■ Given request ■
Show, in full, each line of the data that contains "drawn".

-------- Data section --------

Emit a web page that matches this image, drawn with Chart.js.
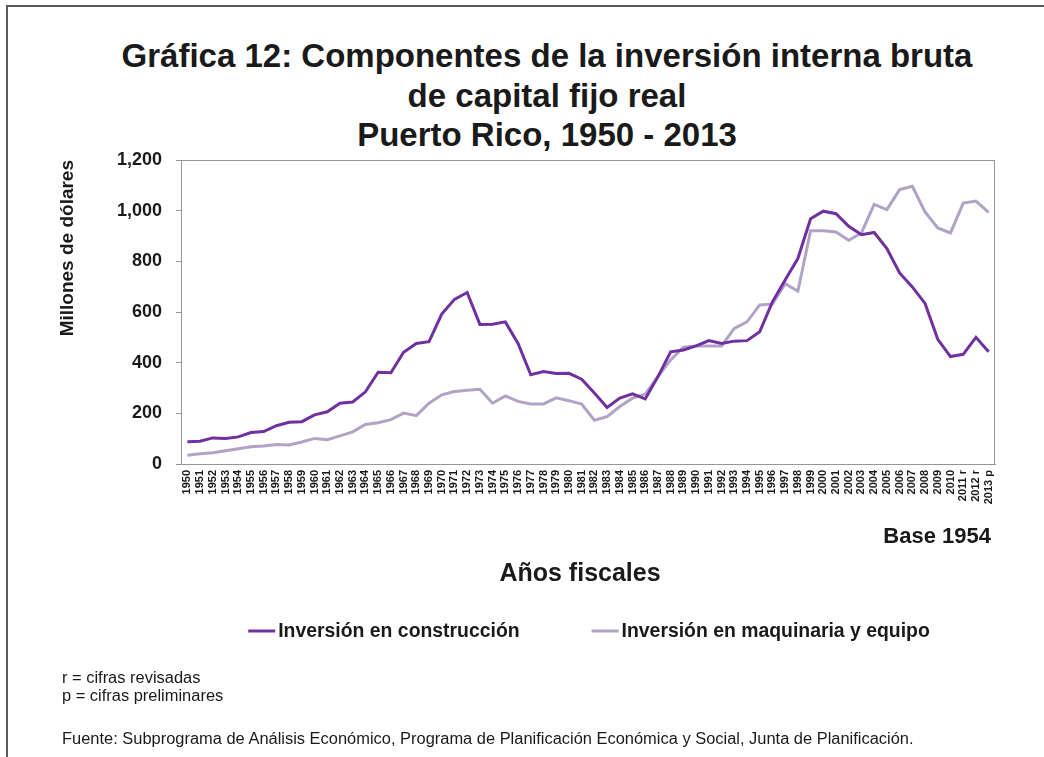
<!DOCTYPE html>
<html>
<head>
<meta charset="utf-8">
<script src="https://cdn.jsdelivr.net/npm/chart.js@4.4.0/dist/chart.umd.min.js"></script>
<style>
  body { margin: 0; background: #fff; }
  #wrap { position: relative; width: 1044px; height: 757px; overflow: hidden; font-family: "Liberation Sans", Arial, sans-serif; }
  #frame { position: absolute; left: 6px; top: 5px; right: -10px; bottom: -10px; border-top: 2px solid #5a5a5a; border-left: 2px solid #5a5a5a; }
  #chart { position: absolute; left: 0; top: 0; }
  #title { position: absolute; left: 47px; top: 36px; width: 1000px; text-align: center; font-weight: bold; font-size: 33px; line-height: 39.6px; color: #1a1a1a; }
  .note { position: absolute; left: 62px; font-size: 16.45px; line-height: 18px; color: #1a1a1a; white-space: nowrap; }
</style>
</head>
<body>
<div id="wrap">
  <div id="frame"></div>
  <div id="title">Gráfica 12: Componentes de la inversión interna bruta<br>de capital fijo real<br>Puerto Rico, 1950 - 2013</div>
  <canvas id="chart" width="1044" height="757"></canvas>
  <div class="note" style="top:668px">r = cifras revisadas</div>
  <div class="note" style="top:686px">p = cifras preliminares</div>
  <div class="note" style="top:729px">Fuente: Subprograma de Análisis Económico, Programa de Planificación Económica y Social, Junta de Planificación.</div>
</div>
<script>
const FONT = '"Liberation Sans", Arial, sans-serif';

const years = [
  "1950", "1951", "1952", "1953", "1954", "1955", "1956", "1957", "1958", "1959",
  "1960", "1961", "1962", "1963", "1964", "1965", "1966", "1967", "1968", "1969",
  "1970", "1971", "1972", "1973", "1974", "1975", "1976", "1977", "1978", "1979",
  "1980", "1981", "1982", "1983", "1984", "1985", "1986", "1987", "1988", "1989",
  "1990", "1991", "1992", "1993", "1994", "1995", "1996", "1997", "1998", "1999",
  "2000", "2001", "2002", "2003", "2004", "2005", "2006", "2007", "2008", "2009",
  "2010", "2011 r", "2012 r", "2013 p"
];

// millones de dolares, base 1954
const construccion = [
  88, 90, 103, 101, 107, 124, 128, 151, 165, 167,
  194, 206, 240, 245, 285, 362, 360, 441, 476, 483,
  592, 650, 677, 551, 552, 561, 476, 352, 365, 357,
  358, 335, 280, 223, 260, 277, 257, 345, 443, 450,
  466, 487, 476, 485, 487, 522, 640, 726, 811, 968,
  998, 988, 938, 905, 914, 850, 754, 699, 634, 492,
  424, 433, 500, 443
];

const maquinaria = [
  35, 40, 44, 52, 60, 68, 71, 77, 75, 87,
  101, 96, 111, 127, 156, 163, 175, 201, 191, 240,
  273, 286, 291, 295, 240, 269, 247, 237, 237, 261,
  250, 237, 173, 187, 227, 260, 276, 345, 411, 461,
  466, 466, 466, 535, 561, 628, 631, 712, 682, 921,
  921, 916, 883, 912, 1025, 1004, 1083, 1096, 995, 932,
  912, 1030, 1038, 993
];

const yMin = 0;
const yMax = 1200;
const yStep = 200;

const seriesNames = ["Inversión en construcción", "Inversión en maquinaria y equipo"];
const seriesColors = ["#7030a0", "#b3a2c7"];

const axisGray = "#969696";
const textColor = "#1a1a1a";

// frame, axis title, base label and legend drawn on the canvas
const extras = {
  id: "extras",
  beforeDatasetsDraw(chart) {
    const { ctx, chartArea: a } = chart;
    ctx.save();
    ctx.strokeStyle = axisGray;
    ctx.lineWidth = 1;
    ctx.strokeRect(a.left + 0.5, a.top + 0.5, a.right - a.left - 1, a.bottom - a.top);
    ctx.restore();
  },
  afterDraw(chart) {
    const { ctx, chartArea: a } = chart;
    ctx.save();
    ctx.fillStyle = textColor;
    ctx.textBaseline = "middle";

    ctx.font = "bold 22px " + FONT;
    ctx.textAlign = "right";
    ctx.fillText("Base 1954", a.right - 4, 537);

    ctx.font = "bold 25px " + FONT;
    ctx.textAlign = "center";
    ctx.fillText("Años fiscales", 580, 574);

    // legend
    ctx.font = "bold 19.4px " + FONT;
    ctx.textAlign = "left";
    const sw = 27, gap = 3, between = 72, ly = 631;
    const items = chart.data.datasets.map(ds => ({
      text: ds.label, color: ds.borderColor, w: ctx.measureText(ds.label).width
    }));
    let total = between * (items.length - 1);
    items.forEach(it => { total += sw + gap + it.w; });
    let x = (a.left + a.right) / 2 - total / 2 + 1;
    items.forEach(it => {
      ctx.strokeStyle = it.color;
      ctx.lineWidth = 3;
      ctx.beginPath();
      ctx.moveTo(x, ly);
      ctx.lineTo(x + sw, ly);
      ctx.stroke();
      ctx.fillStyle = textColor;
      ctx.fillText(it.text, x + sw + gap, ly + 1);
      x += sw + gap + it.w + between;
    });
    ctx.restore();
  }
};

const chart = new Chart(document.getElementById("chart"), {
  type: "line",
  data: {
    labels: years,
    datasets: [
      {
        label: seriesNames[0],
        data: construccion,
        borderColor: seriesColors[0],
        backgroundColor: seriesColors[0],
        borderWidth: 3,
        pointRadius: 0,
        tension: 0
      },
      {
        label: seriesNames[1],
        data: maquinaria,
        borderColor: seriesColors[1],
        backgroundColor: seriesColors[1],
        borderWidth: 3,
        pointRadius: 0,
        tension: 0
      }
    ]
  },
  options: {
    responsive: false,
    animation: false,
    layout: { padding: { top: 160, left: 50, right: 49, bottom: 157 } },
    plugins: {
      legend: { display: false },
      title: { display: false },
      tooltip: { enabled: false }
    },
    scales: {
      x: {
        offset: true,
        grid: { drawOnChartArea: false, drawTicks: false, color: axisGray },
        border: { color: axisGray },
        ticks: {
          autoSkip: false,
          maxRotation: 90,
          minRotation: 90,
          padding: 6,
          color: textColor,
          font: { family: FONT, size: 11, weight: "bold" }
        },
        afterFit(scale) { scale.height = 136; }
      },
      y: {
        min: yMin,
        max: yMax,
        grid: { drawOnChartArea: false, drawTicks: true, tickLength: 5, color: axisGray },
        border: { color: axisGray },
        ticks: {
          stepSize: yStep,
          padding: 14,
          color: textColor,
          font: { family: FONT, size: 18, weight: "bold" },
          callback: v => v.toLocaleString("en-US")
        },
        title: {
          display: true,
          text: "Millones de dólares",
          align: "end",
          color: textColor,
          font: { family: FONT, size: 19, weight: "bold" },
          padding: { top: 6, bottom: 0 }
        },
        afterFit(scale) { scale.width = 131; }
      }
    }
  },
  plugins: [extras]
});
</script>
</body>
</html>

--------

■ Result ■
Emit a web page that matches this image, drawn with Chart.js.
// frame, axis title, base label and legend drawn on the canvas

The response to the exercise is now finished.